** Job **
Retype each line of the material exactly, please, skipping any picture in it.

** Supplied data **
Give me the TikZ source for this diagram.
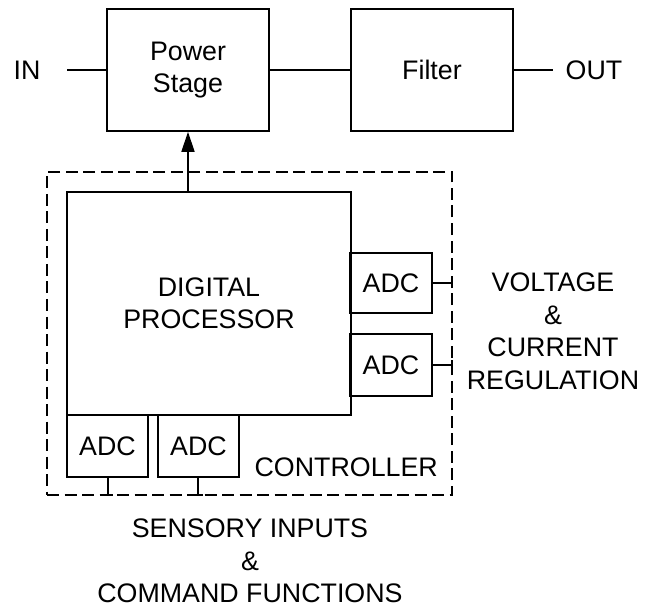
\documentclass[tikz,border=0pt]{standalone}
\usepackage{fontspec}
\setmainfont{Liberation Sans}
\usetikzlibrary{arrows.meta}
\begin{document}
\begin{tikzpicture}[x=1pt,y=-1pt,
  every node/.style={font=\fontsize{26.8}{32.5}\selectfont, inner sep=0pt, align=center},
  blk/.style={draw, line width=1.6pt, rectangle},
  wire/.style={line width=1.6pt},
  ctl/.style={draw, line width=2.6pt, dash pattern=on 12pt off 5.5pt},
  tip/.style={line width=1.6pt},
  lbl/.style={}]
\useasboundingbox (0,0) rectangle (654,607);
% top chain
\node[blk, minimum width=162pt, minimum height=122pt] (ps) at (188,70) {Power\\Stage};
\node[blk, minimum width=162pt, minimum height=122pt] (flt) at (432,70) {Filter};
\node[lbl] (in) at (27,70) {IN};
\node[lbl] (out) at (594,70) {OUT};
\coordinate (inE) at (67,70);
\coordinate (outW) at (553,70);
\draw[wire] (inE) -- (ps.west);
\draw[wire] (ps.east) -- (flt.west);
\draw[wire] (flt.east) -- (outW);
% controller
\node[ctl, minimum width=405pt, minimum height=323pt] (ctrl) at (249.5,333.5) {};
\node[blk, minimum width=284pt, minimum height=223pt] (dp) at (209,303.5) {DIGITAL\\PROCESSOR};
\node[blk, minimum width=82pt, minimum height=60pt] (adc1) at (391,283) {ADC};
\node[blk, minimum width=82pt, minimum height=62pt] (adc2) at (391,365) {ADC};
\node[blk, minimum width=81pt, minimum height=62pt] (adc3) at (107.5,446) {ADC};
\node[blk, minimum width=81pt, minimum height=62pt] (adc4) at (198.5,446) {ADC};
\node[lbl, anchor=east] (ctlbl) at (438,467) {CONTROLLER};
% arrow to power stage
\draw[wire, -{Triangle[length=20pt,width=13pt]}] (dp.north -| ps.south) -- (ps.south);
% stubs to border
\coordinate (s1) at (452,283);
\coordinate (s2) at (452,365);
\coordinate (s3) at (108,495);
\coordinate (s4) at (198,495);
\draw[wire] (adc1.east) -- (s1);
\draw[wire] (adc2.east) -- (s2);
\draw[wire] (adc3.south -| s3) -- (s3);
\draw[wire] (adc4.south -| s4) -- (s4);
\draw[tip] ([yshift=-5pt]s1) -- ([yshift=5pt]s1);
\draw[tip] ([yshift=-5pt]s2) -- ([yshift=5pt]s2);
\draw[tip] ([xshift=-5pt]s3) -- ([xshift=5pt]s3);
\draw[tip] ([xshift=-5pt]s4) -- ([xshift=5pt]s4);
% outside labels
\node[lbl] (vreg) at (553,331.5) {VOLTAGE\\\&\\CURRENT\\REGULATION};
\node[lbl] (sens) at (250,561) {SENSORY INPUTS\\\&\\COMMAND FUNCTIONS};
\end{tikzpicture}
\end{document}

** Solution to the exercise **
Give me the TikZ source for this diagram.
\documentclass[tikz,border=0pt]{standalone}
\usepackage{fontspec}
\setmainfont{Liberation Sans}
\usetikzlibrary{arrows.meta}
\begin{document}
\begin{tikzpicture}[x=1pt,y=-1pt,
  every node/.style={font=\fontsize{26.8}{32.5}\selectfont, inner sep=0pt, align=center},
  blk/.style={draw, line width=1.6pt, rectangle},
  wire/.style={line width=1.6pt},
  ctl/.style={draw, line width=2.6pt, dash pattern=on 12pt off 5.5pt},
  tip/.style={line width=1.6pt},
  lbl/.style={}]
\useasboundingbox (0,0) rectangle (654,607);
% top chain
\node[blk, minimum width=162pt, minimum height=122pt] (ps) at (188,70) {Power\\Stage};
\node[blk, minimum width=162pt, minimum height=122pt] (flt) at (432,70) {Filter};
\node[lbl] (in) at (27,70) {IN};
\node[lbl] (out) at (594,70) {OUT};
\coordinate (inE) at (67,70);
\coordinate (outW) at (553,70);
\draw[wire] (inE) -- (ps.west);
\draw[wire] (ps.east) -- (flt.west);
\draw[wire] (flt.east) -- (outW);
% controller
\node[ctl, minimum width=405pt, minimum height=323pt] (ctrl) at (249.5,333.5) {};
\node[blk, minimum width=284pt, minimum height=223pt] (dp) at (209,303.5) {DIGITAL\\PROCESSOR};
\node[blk, minimum width=82pt, minimum height=60pt] (adc1) at (391,283) {ADC};
\node[blk, minimum width=82pt, minimum height=62pt] (adc2) at (391,365) {ADC};
\node[blk, minimum width=81pt, minimum height=62pt] (adc3) at (107.5,446) {ADC};
\node[blk, minimum width=81pt, minimum height=62pt] (adc4) at (198.5,446) {ADC};
\node[lbl, anchor=east] (ctlbl) at (438,467) {CONTROLLER};
% arrow to power stage
\draw[wire, -{Triangle[length=20pt,width=13pt]}] (dp.north -| ps.south) -- (ps.south);
% stubs to border
\coordinate (s1) at (452,283);
\coordinate (s2) at (452,365);
\coordinate (s3) at (108,495);
\coordinate (s4) at (198,495);
\draw[wire] (adc1.east) -- (s1);
\draw[wire] (adc2.east) -- (s2);
\draw[wire] (adc3.south -| s3) -- (s3);
\draw[wire] (adc4.south -| s4) -- (s4);
\draw[tip] ([yshift=-5pt]s1) -- ([yshift=5pt]s1);
\draw[tip] ([yshift=-5pt]s2) -- ([yshift=5pt]s2);
\draw[tip] ([xshift=-5pt]s3) -- ([xshift=5pt]s3);
\draw[tip] ([xshift=-5pt]s4) -- ([xshift=5pt]s4);
% outside labels
\node[lbl] (vreg) at (553,331.5) {VOLTAGE\\\&\\CURRENT\\REGULATION};
\node[lbl] (sens) at (250,561) {SENSORY INPUTS\\\&\\COMMAND FUNCTIONS};
\end{tikzpicture}
\end{document}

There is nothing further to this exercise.